» EXERCISE AIM
Your task is to copy every line of the entries that contains "image".

━━ ENTRIES SHOWN ━━

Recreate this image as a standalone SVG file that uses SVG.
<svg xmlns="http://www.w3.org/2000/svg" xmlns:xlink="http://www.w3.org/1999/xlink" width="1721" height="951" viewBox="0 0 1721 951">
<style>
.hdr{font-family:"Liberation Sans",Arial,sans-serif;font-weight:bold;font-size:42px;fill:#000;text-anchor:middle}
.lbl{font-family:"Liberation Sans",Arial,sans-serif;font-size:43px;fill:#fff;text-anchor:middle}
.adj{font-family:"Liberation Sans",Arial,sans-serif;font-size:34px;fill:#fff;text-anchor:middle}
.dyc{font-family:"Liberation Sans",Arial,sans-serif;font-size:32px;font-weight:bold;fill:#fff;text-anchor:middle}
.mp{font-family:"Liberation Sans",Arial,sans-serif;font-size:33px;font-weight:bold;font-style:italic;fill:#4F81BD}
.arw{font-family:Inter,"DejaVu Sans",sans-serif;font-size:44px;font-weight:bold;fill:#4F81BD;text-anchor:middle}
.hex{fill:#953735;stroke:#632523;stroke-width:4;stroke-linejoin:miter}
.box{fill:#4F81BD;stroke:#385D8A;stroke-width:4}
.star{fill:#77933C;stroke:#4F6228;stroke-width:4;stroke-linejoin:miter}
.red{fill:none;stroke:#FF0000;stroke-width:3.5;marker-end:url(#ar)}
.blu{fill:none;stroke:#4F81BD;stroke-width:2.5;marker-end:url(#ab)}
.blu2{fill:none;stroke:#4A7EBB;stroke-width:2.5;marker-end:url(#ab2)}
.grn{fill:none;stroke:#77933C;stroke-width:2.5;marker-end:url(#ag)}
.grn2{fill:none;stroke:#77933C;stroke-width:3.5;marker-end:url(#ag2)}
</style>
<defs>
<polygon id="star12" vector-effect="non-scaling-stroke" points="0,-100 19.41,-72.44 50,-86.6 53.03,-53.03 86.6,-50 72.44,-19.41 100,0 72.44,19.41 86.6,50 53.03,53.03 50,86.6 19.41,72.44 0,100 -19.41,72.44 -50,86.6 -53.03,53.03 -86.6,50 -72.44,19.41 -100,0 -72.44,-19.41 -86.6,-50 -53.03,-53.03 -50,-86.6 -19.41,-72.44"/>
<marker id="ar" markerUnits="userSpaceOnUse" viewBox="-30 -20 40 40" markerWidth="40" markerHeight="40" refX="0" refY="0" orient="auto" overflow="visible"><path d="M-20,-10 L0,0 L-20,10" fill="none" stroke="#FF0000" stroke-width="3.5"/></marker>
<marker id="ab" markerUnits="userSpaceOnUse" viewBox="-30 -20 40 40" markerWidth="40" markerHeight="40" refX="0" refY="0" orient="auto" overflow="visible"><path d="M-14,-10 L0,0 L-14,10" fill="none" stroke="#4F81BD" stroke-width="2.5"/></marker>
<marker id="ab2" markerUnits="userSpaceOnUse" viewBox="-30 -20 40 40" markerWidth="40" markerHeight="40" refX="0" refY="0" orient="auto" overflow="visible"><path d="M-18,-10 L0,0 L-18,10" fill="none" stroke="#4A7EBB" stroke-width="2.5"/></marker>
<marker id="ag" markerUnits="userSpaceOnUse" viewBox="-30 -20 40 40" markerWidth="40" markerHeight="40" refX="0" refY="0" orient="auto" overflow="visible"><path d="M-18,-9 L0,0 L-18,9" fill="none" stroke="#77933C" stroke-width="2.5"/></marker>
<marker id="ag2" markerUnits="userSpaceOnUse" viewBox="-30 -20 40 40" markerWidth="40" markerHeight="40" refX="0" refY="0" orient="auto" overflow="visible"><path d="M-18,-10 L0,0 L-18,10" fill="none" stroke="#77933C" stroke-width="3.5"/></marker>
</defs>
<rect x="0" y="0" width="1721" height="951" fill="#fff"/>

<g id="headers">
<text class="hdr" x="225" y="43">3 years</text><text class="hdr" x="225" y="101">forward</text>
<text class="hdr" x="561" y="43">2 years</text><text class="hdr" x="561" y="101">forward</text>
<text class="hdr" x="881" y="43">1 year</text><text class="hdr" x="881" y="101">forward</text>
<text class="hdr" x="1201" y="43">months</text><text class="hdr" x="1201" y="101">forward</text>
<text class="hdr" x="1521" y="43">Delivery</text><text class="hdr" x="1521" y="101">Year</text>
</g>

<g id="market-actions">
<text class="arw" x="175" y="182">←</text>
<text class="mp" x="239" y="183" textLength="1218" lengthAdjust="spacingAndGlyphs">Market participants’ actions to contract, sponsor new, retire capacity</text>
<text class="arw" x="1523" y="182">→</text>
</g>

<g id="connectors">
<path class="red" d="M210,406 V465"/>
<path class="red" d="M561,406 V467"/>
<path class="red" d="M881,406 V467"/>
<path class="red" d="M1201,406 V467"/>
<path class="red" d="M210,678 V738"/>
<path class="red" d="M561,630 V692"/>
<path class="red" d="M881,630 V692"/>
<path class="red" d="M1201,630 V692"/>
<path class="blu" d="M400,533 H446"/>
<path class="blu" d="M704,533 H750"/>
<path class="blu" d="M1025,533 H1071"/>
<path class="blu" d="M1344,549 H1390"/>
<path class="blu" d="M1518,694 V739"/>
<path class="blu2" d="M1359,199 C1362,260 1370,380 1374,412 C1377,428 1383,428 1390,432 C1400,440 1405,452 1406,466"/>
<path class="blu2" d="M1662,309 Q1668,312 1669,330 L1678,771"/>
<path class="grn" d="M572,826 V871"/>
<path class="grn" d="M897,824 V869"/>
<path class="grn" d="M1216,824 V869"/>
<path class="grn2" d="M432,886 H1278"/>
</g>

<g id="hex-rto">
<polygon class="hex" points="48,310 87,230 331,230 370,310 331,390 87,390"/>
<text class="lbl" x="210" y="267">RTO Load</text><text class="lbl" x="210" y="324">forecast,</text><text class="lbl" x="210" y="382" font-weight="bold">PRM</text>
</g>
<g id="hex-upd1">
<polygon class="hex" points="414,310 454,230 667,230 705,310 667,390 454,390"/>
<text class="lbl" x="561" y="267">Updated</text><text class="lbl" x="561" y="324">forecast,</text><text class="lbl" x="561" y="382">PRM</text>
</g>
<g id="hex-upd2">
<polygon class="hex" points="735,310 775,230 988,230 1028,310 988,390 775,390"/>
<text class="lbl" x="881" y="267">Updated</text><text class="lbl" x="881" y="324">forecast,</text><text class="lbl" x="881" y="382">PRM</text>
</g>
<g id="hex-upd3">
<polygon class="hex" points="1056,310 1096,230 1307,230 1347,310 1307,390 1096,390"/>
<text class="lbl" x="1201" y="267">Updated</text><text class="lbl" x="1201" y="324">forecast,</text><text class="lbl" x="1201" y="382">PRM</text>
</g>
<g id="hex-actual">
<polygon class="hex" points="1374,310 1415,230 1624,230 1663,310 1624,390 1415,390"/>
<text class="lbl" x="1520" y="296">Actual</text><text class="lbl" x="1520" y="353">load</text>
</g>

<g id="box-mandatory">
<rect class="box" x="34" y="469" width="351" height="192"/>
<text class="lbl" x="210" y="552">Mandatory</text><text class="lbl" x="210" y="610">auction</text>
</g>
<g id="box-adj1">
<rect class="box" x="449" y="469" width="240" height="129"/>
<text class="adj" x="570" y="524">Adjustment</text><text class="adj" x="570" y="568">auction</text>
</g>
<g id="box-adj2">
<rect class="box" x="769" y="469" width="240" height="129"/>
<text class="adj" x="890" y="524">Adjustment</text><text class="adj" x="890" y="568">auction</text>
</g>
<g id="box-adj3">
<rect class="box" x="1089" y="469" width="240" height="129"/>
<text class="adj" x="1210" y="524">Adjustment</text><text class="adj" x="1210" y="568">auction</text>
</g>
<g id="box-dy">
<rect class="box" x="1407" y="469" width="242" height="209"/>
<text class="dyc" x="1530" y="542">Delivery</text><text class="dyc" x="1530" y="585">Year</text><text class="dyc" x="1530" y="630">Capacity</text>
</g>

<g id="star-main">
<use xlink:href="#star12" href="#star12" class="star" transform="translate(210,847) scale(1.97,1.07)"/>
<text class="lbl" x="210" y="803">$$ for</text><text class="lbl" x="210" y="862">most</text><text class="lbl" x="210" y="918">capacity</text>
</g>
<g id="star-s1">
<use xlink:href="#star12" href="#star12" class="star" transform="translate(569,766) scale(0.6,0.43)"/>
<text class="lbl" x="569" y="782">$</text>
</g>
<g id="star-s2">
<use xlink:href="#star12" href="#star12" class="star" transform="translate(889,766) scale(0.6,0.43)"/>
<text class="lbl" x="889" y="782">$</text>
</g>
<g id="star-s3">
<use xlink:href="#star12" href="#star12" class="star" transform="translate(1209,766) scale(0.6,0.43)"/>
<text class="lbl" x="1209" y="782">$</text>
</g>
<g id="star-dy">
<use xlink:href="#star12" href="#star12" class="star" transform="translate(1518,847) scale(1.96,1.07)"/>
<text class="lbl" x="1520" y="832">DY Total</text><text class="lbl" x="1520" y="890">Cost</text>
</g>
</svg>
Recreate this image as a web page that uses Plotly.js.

━━━

» WORKED SOLUTION
Recreate this image as a standalone SVG file that uses SVG.
Recreate this image as a web page that uses Plotly.js.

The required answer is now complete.